Terry became a perfectionist, pushing herself to achieve A*s and feeling dreadful disappointment when she only got As. She became anorexic, fixated on her body image.
She forced herself to achieve such high A-level results that she received a full university scholarship for academic achievement, but this was accompanied by a frightening weight loss.
Her desperate parents shared their concerns with a woman named Janet, whom they met on a Cape Town beach.
Unconventional Janet, whose daughter was also suffering from an eating disorder, offered to take Terry in to help her overcome her disorder. Faced with the stark choice of going to hospital or living with Janet, Terry chose the latter.
Living in an unconventional household, into which Janet took drug addicts off the street for rehabilitation, gave Terry the freedom to relax and be more herself.
Within a week she had dropped out of university and her weight had started to creep up.
While staying with Janet, Terry, who had been raised in a traditional Jewish family, gained a deeper connection to Judaism.
Janet, who at the time was divorcing her non-Jewish husband, was converting to Judaism, seeking more meaning to her life.
This was taking place as Rabbi Akiva Tatz was sparking off a massive baal teshuva movement in Johannesburg to which Terry became attracted.
Within months, after working as a kindergarten teacher, Terry was studying in Jerusalem's Neve Yerushalayim seminary.
Her husband, Rabbi Brian Rubenstein, had also been influenced by Rabbi Tatz and had been studying in Jerusalem's Ateres Yisrael yeshiva.

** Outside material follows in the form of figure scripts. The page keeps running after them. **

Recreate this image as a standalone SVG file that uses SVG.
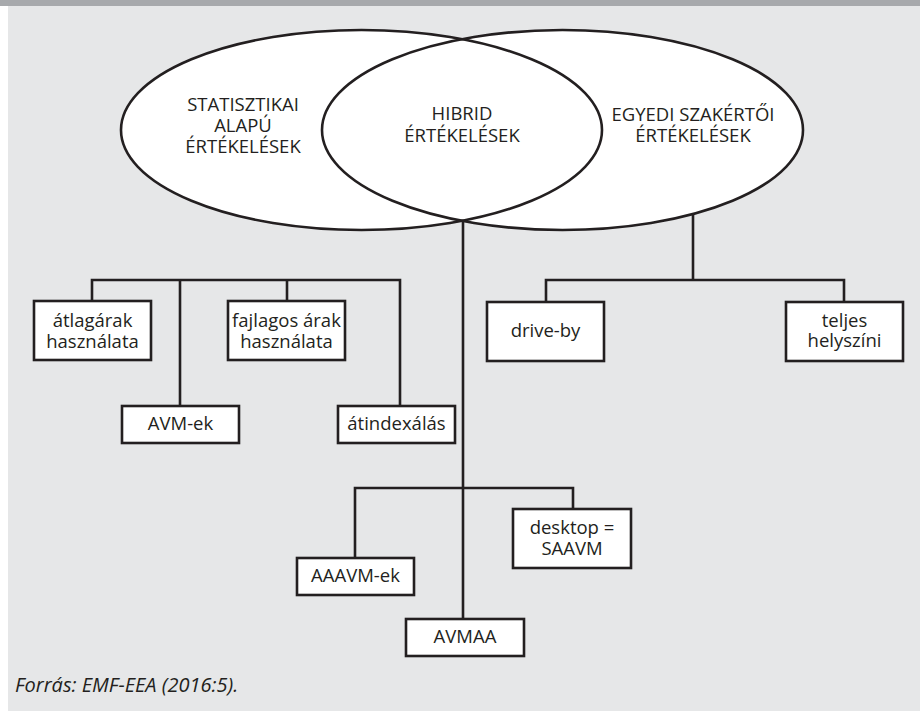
<svg xmlns="http://www.w3.org/2000/svg" width="920" height="711" viewBox="0 0 920 711">
<style>
.bg{fill:#e6e7e8}
.bar{fill:#a7a9ac}
.ell{fill:none;stroke:#231f20;stroke-width:2.6}
.ellf{fill:#ffffff;stroke:none}
.box{fill:#ffffff;stroke:#231f20;stroke-width:2.6}
.ln{fill:none;stroke:#231f20;stroke-width:2.6}
.t{font-family:"Open Sans","Noto Sans",sans-serif;font-size:18.5px;fill:#231f20;text-anchor:middle}
.src{font-family:"Open Sans","Noto Sans",sans-serif;font-size:20px;font-style:italic;fill:#231f20}
</style>
<rect x="0" y="0" width="920" height="711" fill="#ffffff"/>
<rect class="bg" x="8" y="6" width="912" height="705"/>
<rect class="bar" x="0" y="0" width="920" height="6"/>

<g id="venn">
<ellipse class="ellf" cx="361.5" cy="130" rx="240.5" ry="100"/>
<ellipse class="ellf" cx="562.5" cy="130" rx="240.5" ry="100"/>
<ellipse class="ell" cx="361.5" cy="130" rx="240.5" ry="100"/>
<ellipse class="ell" cx="562.5" cy="130" rx="240.5" ry="100"/>
</g>
<g id="statisztikai">
<text class="t" x="243" y="111">STATISZTIKAI</text>
<text class="t" x="243" y="132">ALAPÚ</text>
<text class="t" x="243" y="153">ÉRTÉKELÉSEK</text>
</g>
<g id="hibrid">
<text class="t" x="462" y="120">HIBRID</text>
<text class="t" x="462" y="142">ÉRTÉKELÉSEK</text>
</g>
<g id="egyedi">
<text class="t" x="693" y="121">EGYEDI SZAKÉRTŐI</text>
<text class="t" x="693" y="142">ÉRTÉKELÉSEK</text>
</g>

<g id="connectors">
<polyline class="ln" points="92,301 92,280 400,280 400,406"/>
<line class="ln" x1="180" y1="280" x2="180" y2="406"/>
<line class="ln" x1="287" y1="280" x2="287" y2="301"/>
<line class="ln" x1="693" y1="214" x2="693" y2="280"/>
<polyline class="ln" points="546,302 546,280 844,280 844,302"/>
<line class="ln" x1="463" y1="221" x2="463" y2="619"/>
<polyline class="ln" points="355,558 355,488 573,488 573,509"/>
</g>

<g id="atlagarak">
<rect class="box" x="34" y="301" width="117" height="59"/>
<text class="t" x="92.5" y="327">átlagárak</text>
<text class="t" x="92.5" y="348">használata</text>
</g>
<g id="avm-ek">
<rect class="box" x="122" y="406" width="117" height="37"/>
<text class="t" x="180.5" y="430">AVM-ek</text>
</g>
<g id="fajlagos">
<rect class="box" x="228" y="301" width="117" height="59"/>
<text class="t" x="286.5" y="327">fajlagos árak</text>
<text class="t" x="286.5" y="348">használata</text>
</g>
<g id="atindexalas">
<rect class="box" x="338" y="406" width="117" height="37"/>
<text class="t" x="396.5" y="430">átindexálás</text>
</g>
<g id="drive-by">
<rect class="box" x="487" y="302" width="117" height="59"/>
<text class="t" x="545.5" y="337">drive-by</text>
</g>
<g id="teljes">
<rect class="box" x="786" y="302" width="117" height="59"/>
<text class="t" x="844.5" y="327">teljes</text>
<text class="t" x="844.5" y="347">helyszíni</text>
</g>
<g id="desktop">
<rect class="box" x="513" y="509" width="118" height="59"/>
<text class="t" x="572" y="534">desktop =</text>
<text class="t" x="572" y="555">SAAVM</text>
</g>
<g id="aaavm-ek">
<rect class="box" x="297" y="558" width="117" height="37"/>
<text class="t" x="355.5" y="582">AAAVM-ek</text>
</g>
<g id="avmaa">
<rect class="box" x="406" y="619" width="118" height="37"/>
<text class="t" x="465" y="643">AVMAA</text>
</g>

<text class="src" x="15" y="692">Forrás: EMF-EEA (2016:5).</text>
</svg>
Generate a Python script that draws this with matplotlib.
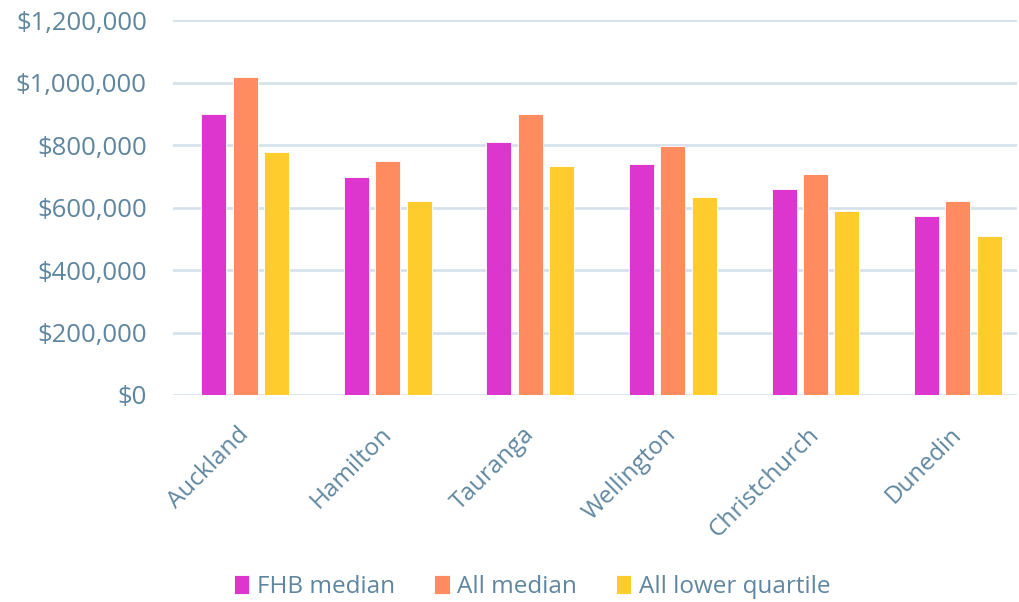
import matplotlib
matplotlib.use("Agg")
import matplotlib.pyplot as plt
import matplotlib.transforms as mtransforms
import numpy as np
from matplotlib.ticker import FuncFormatter

cities = ['Auckland', 'Hamilton', 'Tauranga', 'Wellington', 'Christchurch', 'Dunedin']
fhb_median = [900000, 698000, 812000, 739000, 661000, 574000]
all_median = [1020000, 750000, 901000, 799000, 707000, 620000]
all_lower_quartile = [780000, 621000, 735000, 634000, 588000, 510000]

series = ['FHB median', 'All median', 'All lower quartile']
colors = ['#DD36CF', '#FF8C61', '#FFCC2E']
text_col = '#5F86A0'

plt.rcParams['font.family'] = ['Open Sans', 'DejaVu Sans']

fig = plt.figure(figsize=(10.19, 6.02), dpi=100)
ax = fig.add_axes([0.170, 0.344, 0.828, 0.622])

x = np.arange(len(cities))
width = 0.175
step = 0.22
for i, (vals, name) in enumerate(zip([fhb_median, all_median, all_lower_quartile], series)):
    ax.bar(x + (i - 1) * step, vals, width, color=colors[i], label=name,
           edgecolor='white', linewidth=0.6, zorder=3)

ax.set_xlim(-0.505, 5.414)
ax.set_ylim(0, 1200000)
ax.set_yticks(np.arange(0, 1200001, 200000))
ax.yaxis.set_major_formatter(FuncFormatter(lambda v, p: '${:,.0f}'.format(v)))
ax.grid(axis='y', color='#D6E2EB', linewidth=2, zorder=0)
for s in ax.spines.values():
    s.set_visible(False)
ax.tick_params(axis='both', length=0, colors=text_col, labelsize=17.5)
ax.tick_params(axis='y', labelsize=18.5, pad=19)
ax.set_xticks(x)
ax.set_xticklabels(cities, rotation=45, ha='right', rotation_mode='anchor')
ax.tick_params(axis='x', pad=20)
# nudge the rotated city names a little to the left
shift = mtransforms.ScaledTranslation(-6 / 72, 0, fig.dpi_scale_trans)
for lbl in ax.get_xticklabels():
    lbl.set_transform(lbl.get_transform() + shift)

leg = fig.legend(loc='center', bbox_to_anchor=(0.522, 0.025), ncol=3, frameon=False,
                 fontsize=17.5, handlelength=0.65, handleheight=0.85, handletextpad=0.3,
                 columnspacing=1.6)
for t in leg.get_texts():
    t.set_color(text_col)

fig.savefig('out.png', dpi=100)
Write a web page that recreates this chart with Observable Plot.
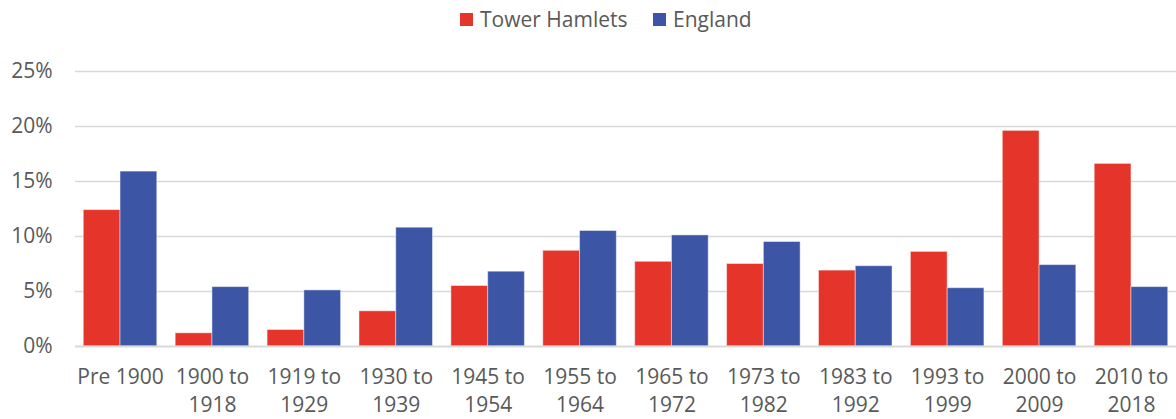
<!DOCTYPE html>
<html>
<head>
<meta charset="utf-8">
<script src="https://cdn.jsdelivr.net/npm/d3@7"></script>
<script src="https://cdn.jsdelivr.net/npm/@observablehq/plot@0.6"></script>
<style>
  html, body { margin: 0; padding: 0; background: #fff; }
  body { width: 1176px; height: 419px; overflow: hidden; font-family: "Open Sans", sans-serif; }
  #legend { position: relative; height: 36px; width: 1176px; color: #595959; font-size: 21px; }
  #legend .sw { position: absolute; width: 13px; height: 13px; top: 13px; }
  #legend .lab { position: absolute; top: 4px; line-height: 30px; white-space: nowrap; }
  #chart svg { display: block; }
</style>
</head>
<body>
<div id="legend"></div>
<div id="chart"></div>
<script>
const categories = ["Pre 1900", "1900 to 1918", "1919 to 1929", "1930 to 1939", "1945 to 1954", "1955 to 1964",
  "1965 to 1972", "1973 to 1982", "1983 to 1992", "1993 to 1999", "2000 to 2009", "2010 to 2018"];
const towerHamlets = [12.4, 1.2, 1.5, 3.2, 5.5, 8.7, 7.7, 7.5, 6.9, 8.6, 19.6, 16.6];
const england = [15.9, 5.4, 5.1, 10.8, 6.8, 10.5, 10.1, 9.5, 7.3, 5.3, 7.4, 5.4];
const series = ["Tower Hamlets", "England"];
const colors = ["#E5352A", "#3C56A5"];
const yTicks = [0, 5, 10, 15, 20, 25];

const data = categories.flatMap((c, i) => [
  {category: c, series: series[0], value: towerHamlets[i]},
  {category: c, series: series[1], value: england[i]}
]);

const W = 1176, H = 383, ML = 75, MR = 0, MT = 35, MB = 73;
const PI = 0.2, PO = 0.09;
const band = d3.scaleBand().domain(categories).range([ML, W - MR]).paddingInner(PI).paddingOuter(PO);
const half = band.bandwidth() / 2;

const chart = Plot.plot({
  width: W, height: H,
  marginLeft: ML, marginRight: MR, marginTop: MT, marginBottom: MB,
  style: {fontFamily: "'Open Sans', sans-serif", fontSize: "21px", color: "#595959", background: "#fff"},
  x: {domain: categories, paddingInner: PI, paddingOuter: PO, round: false, label: null},
  y: {domain: [0, 25], label: null},
  color: {domain: series, range: colors},
  marks: [
    Plot.ruleY(yTicks.filter(d => d > 0), {stroke: "#d9d9d9", strokeWidth: 1.5}),
    Plot.barY(data.filter(d => d.series === series[0]), {x: "category", y: "value", fill: "series", insetRight: half, stroke: "#fff", strokeOpacity: 0.45, strokeWidth: 1}),
    Plot.barY(data.filter(d => d.series === series[1]), {x: "category", y: "value", fill: "series", insetLeft: half, stroke: "#fff", strokeOpacity: 0.45, strokeWidth: 1}),
    Plot.ruleY([0], {stroke: "#d9d9d9", strokeWidth: 2}),
    Plot.axisY({ticks: yTicks, tickFormat: d => d + "%", tickSize: 0, tickPadding: 23, fill: "#595959", fontSize: 21, label: null}),
    Plot.axisX({tickSize: 0, tickPadding: 18, tickFormat: d => d.replace(" to ", " to\n"), lineHeight: 1.33, fill: "#595959", fontSize: 21, label: null})
  ]
});
document.getElementById("chart").appendChild(chart);

// legend
const legend = document.getElementById("legend");
const lx = [460, 653];
series.forEach((s, i) => {
  const sw = document.createElement("div");
  sw.className = "sw";
  sw.style.left = lx[i] + "px";
  sw.style.background = colors[i];
  legend.appendChild(sw);
  const lab = document.createElement("div");
  lab.className = "lab";
  lab.style.left = (lx[i] + 20) + "px";
  lab.textContent = s;
  legend.appendChild(lab);
});
</script>
</body>
</html>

They met in Johannesburg when he was home for a friend's wedding. The couple settled in Jerusalem's Telz-Stone, where Rabbi Tatz had settled, surrounded by the young couples he had influenced.
Brian took a semicha programme at Ohr Sameyach Yeshiva's Ohr Lagolah programme, which obligated him to doing outreach work in the Diaspora.
The couple moved to Golders Green's Jewish Learning Centre.
Terry experienced mild depression after the birth of each of her four children and found it difficult to settle down in London.
After three years they returned to Israel where Brian worked for Jerusalem's Heritage House for 18 months. They then returned to London to work for Aish.
All this time Terry was only superficially coping.
Then came the terrifying Great Depression after the birth of her fifth child.
She told me: "When I came off my medication, I decided I wanted to find a different way to be in life.
"For the first time I really questioned anything I had thought before. I was trying to make sense of life, trying to find a way forward, how to relate to difficult situations.
"Before whatever had showed up in my mind, I went with it. Now for the first time after the depression, it was almost as if I didn't trust my own mind. I started to look at other people who seemed to be doing better in life.
"My mind started to quieten, almost like that of a young child, to learn afresh how to relate to myself in the world.
"I just felt differently about life and about myself. I was very curious about life, almost like when I was a little kid and went back to a childlike curiosity."
Rabbi Rosenblatt's talk on Innate Health articulated for Terry the psychological change she had undergone.
She said: "It gave me a reference point to find my psychological health. It was almost like I had found it before, but I still had to join the dots.
"Innate Health changed the way I related to life and myself."
After training in Innate Health in America, Terry encouraged Rabbi Rosenblatt to set up an Innate Health Centre at Tikun, the first of its kind in the UK.
Now thousands of people are doing Innate Health training throughout Britain.
She reckons that Innate Health is "very in line with Judaism".
She said: "It comes from the core root that we are good, that we are healthy, that we have a soul.
"In the soul, we know what the right thing to do is, that we can have a wonderful life. We are not dictated to by circumstances and events.
"Things can happen that are very challenging and painful, but we are able to react to them with freedom and faith.
"A lot of the core ideas are very similar to Judaism. Most people who give it a chance and are open to it, like the ideas."